After extensive remediation and more than two years and $30 million
worth of redevelopment and construction, the Stanley Marketplace opened to
great fanfare in 2016. The Marketplace features 54 independently owned Colorado
businesses—including restaurants, breweries, yoga studios, clothing stores,
barbershops, hair salons and even a daycare center—underneath its main roof, with
collaborative office space located on the second floor. Five hundred workers are
employed by these businesses. The redevelopment has also become home to various
arts and other festivals, features an 18,500-square-foot event center and is home to a
7-acre urban farm located on remediated garden plots.
"Maintaining the integrity of the original building for the Stanley Marketplace was a
really big win for the city," says Aurora Development Project Manager Jennifer Orozco.
"It kept a cultural asset in the neighborhood and built it into something even bigger
and better. And the site is amazing.
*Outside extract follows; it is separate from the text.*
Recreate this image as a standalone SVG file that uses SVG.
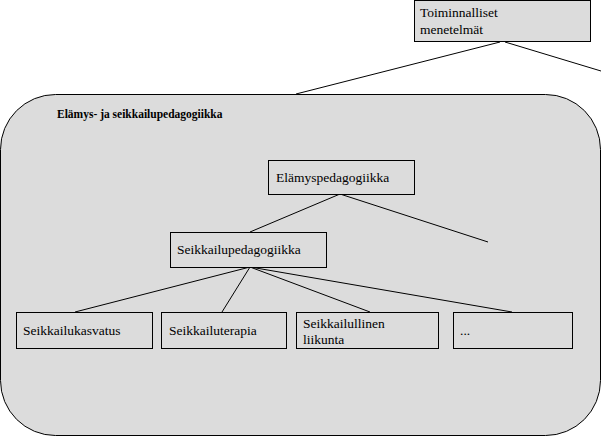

There's just so much activity there now,"
The Benefits
As hoped, the success of the venture has spurred additional developments near the
property, including plans for a new apartment complex and public park. But Stanley
Marketplace has more than just opened businesses; it's also opened communities to
each other.
More than 20 percent of Aurora residents were born in another country, and more than
a third of Colorado's African population resides in Aurora. A large number of refugees
from Nepal also call the city home. Planning efforts—including three new major roads
connecting Northwest Aurora's immigrant and refugee communities to the new
urbanism in Stapleton—specifically sought ways of breaking down physical barriers.
The removal of cultural barriers has followed.
"It's been a physical connection between the two neighborhoods, yes; but it's also
bringing two populations together," Orozco says.
Chad Argentar, Aurora's economic and business development supervisor, adds, "You
can physically see a difference between the old and the new developments, but the
iines—from a functional standpoint—are really blurred. There literally had been a
fence up between the two neighborhoods and the two cities. Stanley Marketplace has
successfully broken down those barriers."
The Stanley Marketplace offers a variety of
food and drink options, such as shops with
ice cream, breakfast and sandwiches, and
wine and spirits.
Community meetings were held as part
of a brownfields area-wide planning
process for the former Stanley property.